Keyes’ call for more localized AI systems and their concern about the universality of AI models is what researchers have been warning us about in the past few years. In a 2021 paper co-authored by Bender and Gebru, who was terminated from Google for publishing this research, the authors argue that training AI models with big data make it difficult to audit for embedded biases. They wrote that big data also fails to represent populations that have less access to the internet and “overrepresents younger users and those from developed countries.”
“If we orient knowledge and AI around big data, then we're always going to bias towards those who have the resources to spin up a thousand servers, or those who have the resources to, you know, get a billion images and train them,” said Keyes. “There's something fundamentally, I'd say undemocratic, but I'd also say just badly incentivized in that.”
“The question first is, what are the conditions under which AI is developed? Who gets to decide when it's deployed? And with what reasoning? Because if we can't answer that, then all good intentions in the world around how do we live with that [AI] are all screwed,” they added. “[I]f we're not participating in those conversations, then it's a losing game. All you can do is have something that works for people with power, and silences the people who don't.”

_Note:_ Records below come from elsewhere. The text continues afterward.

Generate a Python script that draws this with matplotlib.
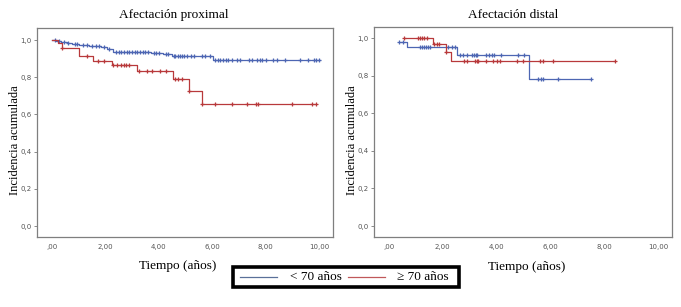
import numpy as np
import matplotlib.pyplot as plt
from matplotlib.patches import Rectangle

# Afectacion proximal, < 70 anos (blue)
prox_young_t = [0, 0.15, 0.35, 0.55, 0.75, 1.0, 1.4, 1.85, 2.05, 2.3, 3.7, 4.15, 4.48, 6.04]
prox_young_s = [1.0, 0.995, 0.99, 0.985, 0.978, 0.972, 0.968, 0.962, 0.95, 0.934, 0.93, 0.925, 0.917, 0.892]
prox_young_end = 10.04
prox_young_cens = [0.1, 0.25, 0.45, 0.6, 0.85, 0.95, 1.15, 1.3, 1.5, 1.65, 1.75, 1.95, 2.15, 2.4,
                   2.5, 2.6, 2.7, 2.8, 2.9, 3.0, 3.1, 3.2, 3.3, 3.4, 3.5, 3.6, 3.8, 3.9, 4.0,
                   4.25, 4.35, 4.55, 4.62, 4.7, 4.78, 4.85, 4.95, 5.05, 5.2, 5.3, 5.6, 5.73,
                   5.92, 6.1, 6.2, 6.3, 6.4, 6.5, 6.6, 6.73, 6.92, 7.04, 7.39, 7.48, 7.67,
                   7.77, 7.86, 8.01, 8.29, 8.42, 8.73, 9.29, 9.6, 9.79, 9.89, 10.01]

# Afectacion proximal, >= 70 anos (red)
prox_old_t = [0, 0.24, 0.36, 1.02, 1.52, 2.24, 3.17, 4.52, 5.13, 5.61]
prox_old_s = [1.0, 0.985, 0.96, 0.914, 0.889, 0.866, 0.833, 0.789, 0.727, 0.656]
prox_old_end = 9.87
prox_old_cens = [0.36, 1.31, 1.73, 1.95, 2.3, 2.45, 2.58, 2.68, 2.78, 2.88, 3.27, 3.55,
                 3.73, 4.04, 4.26, 4.61, 4.73, 4.86, 5.13, 5.61, 6.1, 6.73, 7.31, 7.64,
                 7.73, 8.98, 9.73, 9.87]

# Afectacion distal, < 70 anos (blue)
dist_young_t = [0.38, 0.66, 2.52, 5.22]
dist_young_s = [0.977, 0.954, 0.91, 0.78]
dist_young_end = 7.51
dist_young_cens = [0.38, 0.51, 1.15, 1.23, 1.3, 1.38, 1.46, 1.52, 2.2, 2.33, 2.45, 2.65,
                   2.74, 2.91, 3.1, 3.16, 3.23, 3.28, 3.61, 3.73, 3.82, 3.9, 4.15, 4.81,
                   5.0, 5.55, 5.64, 5.71, 6.29, 7.51]

# Afectacion distal, >= 70 anos (red)
dist_old_t = [0.57, 1.62, 2.12, 2.29]
dist_old_s = [1.0, 0.966, 0.927, 0.879]
dist_old_end = 8.4
dist_old_cens = [0.57, 1.07, 1.15, 1.24, 1.31, 1.4, 1.67, 1.77, 1.87, 2.12, 2.8, 2.89,
                 3.2, 3.26, 3.32, 3.61, 3.85, 4.0, 4.13, 4.75, 4.97, 5.61, 5.71, 6.11, 8.4]

x_ticks = [0, 2, 4, 6, 8, 10]
x_labels = [',00', '2,00', '4,00', '6,00', '8,00', '10,00']
y_ticks = [0, 0.2, 0.4, 0.6, 0.8, 1.0]
y_labels = ['0,0', '0,2', '0,4', '0,6', '0,8', '1,0']

BLUE = '#4d66b3'
RED = '#b8393b'
SERIF = 'Liberation Serif'


def km_curve(ax, t, s, end, cens, color):
    t = np.array(t)
    s = np.array(s)
    xs = np.append(t, end)
    ys = np.append(s, s[-1])
    ax.step(xs, ys, where='post', color=color, lw=0.9)
    c = np.array(cens)
    idx = np.searchsorted(t, c, side='right') - 1
    ax.plot(c, s[idx], ls='none', marker='+', ms=3.4, mew=0.9, color=color)


def style_axes(ax, xlim, ylim):
    ax.set_xlim(*xlim)
    ax.set_ylim(*ylim)
    ax.set_xticks(x_ticks)
    ax.set_xticklabels(x_labels)
    ax.set_yticks(y_ticks)
    ax.set_yticklabels(y_labels)
    ax.tick_params(axis='x', length=0, pad=5, labelsize=5, labelcolor='#555555')
    ax.tick_params(axis='y', length=2.5, width=0.6, color='#777777', pad=1.5,
                   labelsize=5, labelcolor='#555555')
    for sp in ax.spines.values():
        sp.set_color('#7f7f7f')
        sp.set_linewidth(0.9)


fig = plt.figure(figsize=(6.81, 3.07), dpi=100)

ax1 = fig.add_axes([37 / 681, 1 - 237 / 307, 296 / 681, 209 / 307])
km_curve(ax1, prox_young_t, prox_young_s, prox_young_end, prox_young_cens, BLUE)
km_curve(ax1, prox_old_t, prox_old_s, prox_old_end, prox_old_cens, RED)
style_axes(ax1, (-0.562, 10.52), (-0.059, 1.065))

ax2 = fig.add_axes([374 / 681, 1 - 237 / 307, 298 / 681, 210 / 307])
km_curve(ax2, dist_young_t, dist_young_s, dist_young_end, dist_young_cens, BLUE)
km_curve(ax2, dist_old_t, dist_old_s, dist_old_end, dist_old_cens, RED)
style_axes(ax2, (-0.558, 10.52), (-0.0585, 1.059))

# titles and axis labels
fig.text(174 / 681, 1 - 15 / 307, 'Afectación proximal', family=SERIF, fontsize=9.5,
         ha='center', va='center')
fig.text(513 / 681, 1 - 15 / 307, 'Afectación distal', family=SERIF, fontsize=9.5,
         ha='center', va='center')
fig.text(178 / 681, 1 - 266 / 307, 'Tiempo (años)', family=SERIF, fontsize=9.5,
         ha='center', va='center')
fig.text(527 / 681, 1 - 267 / 307, 'Tiempo (años)', family=SERIF, fontsize=9.5,
         ha='center', va='center')
fig.text(15 / 681, 1 - 140 / 307, 'Incidencia acumulada', family=SERIF, fontsize=9,
         ha='center', va='center', rotation=90)
fig.text(352 / 681, 1 - 140 / 307, 'Incidencia acumulada', family=SERIF, fontsize=9,
         ha='center', va='center', rotation=90)

# legend box
lg = fig.add_axes([233 / 681, 1 - 287 / 307, 226 / 681, 20 / 307])
lg.set_xlim(0, 226)
lg.set_ylim(0, 20)
lg.axis('off')
lg.add_patch(Rectangle((0, 0), 226, 20, fill=False, ec='black', lw=2.6, clip_on=False))
lg.plot([7, 44], [10, 10], color='#5a7099', lw=0.9)
lg.text(57, 9.5, '< 70 años', family=SERIF, fontsize=9.5, ha='left', va='center')
lg.plot([115, 152], [10, 10], color='#c0585a', lw=0.9)
lg.text(164, 9.5, '≥ 70 años', family=SERIF, fontsize=9.5, ha='left', va='center')

fig.savefig('out.png', dpi=100)
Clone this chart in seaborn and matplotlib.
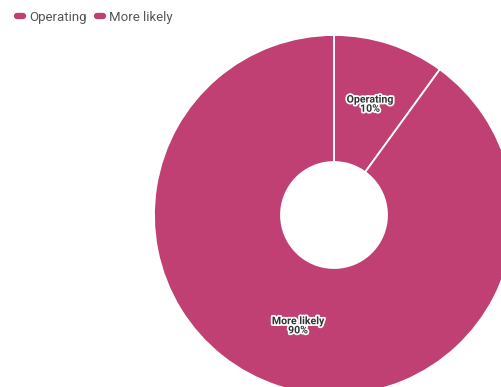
import matplotlib
matplotlib.use("Agg")
import matplotlib.pyplot as plt
import matplotlib.patheffects as pe
from matplotlib.lines import Line2D
import numpy as np
import seaborn as sns

# Share of each category
categories = ["Operating", "More likely"]
shares = [10, 90]
colors = ["#C04073", "#C04073"]

sns.set_theme(style="white")
plt.rcParams["font.family"] = ["Roboto", "DejaVu Sans"]

W, H = 501, 387
fig = plt.figure(figsize=(W / 100, H / 100), dpi=100)
ax = fig.add_axes([0, 0, 1, 1])
ax.set_axis_off()

# Donut geometry in pixels: centre and radii
cx, cy = 334, 215
r_out, r_in = 180, 53

wedges, _ = ax.pie(
    shares,
    colors=colors,
    startangle=90,
    counterclock=False,
    radius=1.0,
    wedgeprops=dict(width=(r_out - r_in) / r_out, edgecolor="white", linewidth=1.3),
)

# Labels sit in the middle of the ring
r_lab = (r_out + r_in) / 2 / r_out
start = 90.0
total = sum(shares)
for name, val in zip(categories, shares):
    span = 360.0 * val / total
    mid = np.deg2rad(start - span / 2)
    start -= span
    ax.text(
        r_lab * np.cos(mid), r_lab * np.sin(mid),
        f"{name}\n{val}%",
        ha="center", va="center", fontsize=7.6, fontweight="bold",
        color="#333333", linespacing=0.9,
        path_effects=[pe.withStroke(linewidth=2.5, foreground="white")],
    )

ax.set_xlim(-cx / r_out, (W - cx) / r_out)
ax.set_ylim(-(H - cy) / r_out, cy / r_out)
ax.set_aspect("auto")

handles = [
    Line2D([0], [0], color=c, lw=4.6, solid_capstyle="round")
    for c in colors
]
fig.legend(
    handles, categories,
    loc="upper left", bbox_to_anchor=(0.0, 1.0 + 6 / H),
    ncol=2, frameon=False, fontsize=9.5,
    handlelength=0.5, handletextpad=0.42, columnspacing=0.76,
    borderaxespad=0.88, borderpad=0.4, labelcolor="#555555",
)

fig.savefig("out.png", dpi=100)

Debiasing the datasets that AI systems are trained on is near impossible in a society whose Internet reflects inherent, continuous human bias. Besides using smaller datasets, in which developers can have more control in deciding what appears in them, experts say a solution is to design with bias in mind, rather than feign impartiality.
“The approach I currently think is the best is to have the system learn to do what we want it to,” Clune said. “That means it tries to do what we ask it to (for example, generate pictures of CEOs) and if it does not do what we like (e.g. generating all white males), we give it negative feedback and it learns and tries again. We repeat that process until it is doing something we approve of (e.g. returning a set of pictures of CEOs that represents the diversity in the world we want to reflect). This is called ‘reinforcement learning through human feedback’, because the system is effectively using trial and error learning to bring its outputs in line with our values. It is far from perfect, and much more research and innovation is required to improve things.”
“I think it is absolutely critical to start by keeping in mind that what gets called ‘AI’ isn't any kind of autonomous agent, or intelligence, or thinking entity,” Bender said. “These are tools, which can serve specific purposes. As with any other tools, we should be asking: How well do they work? How suited are they to the task at hand? Who are they designed to be used by? And: How can their use reinforce or disrupt systems of oppression?”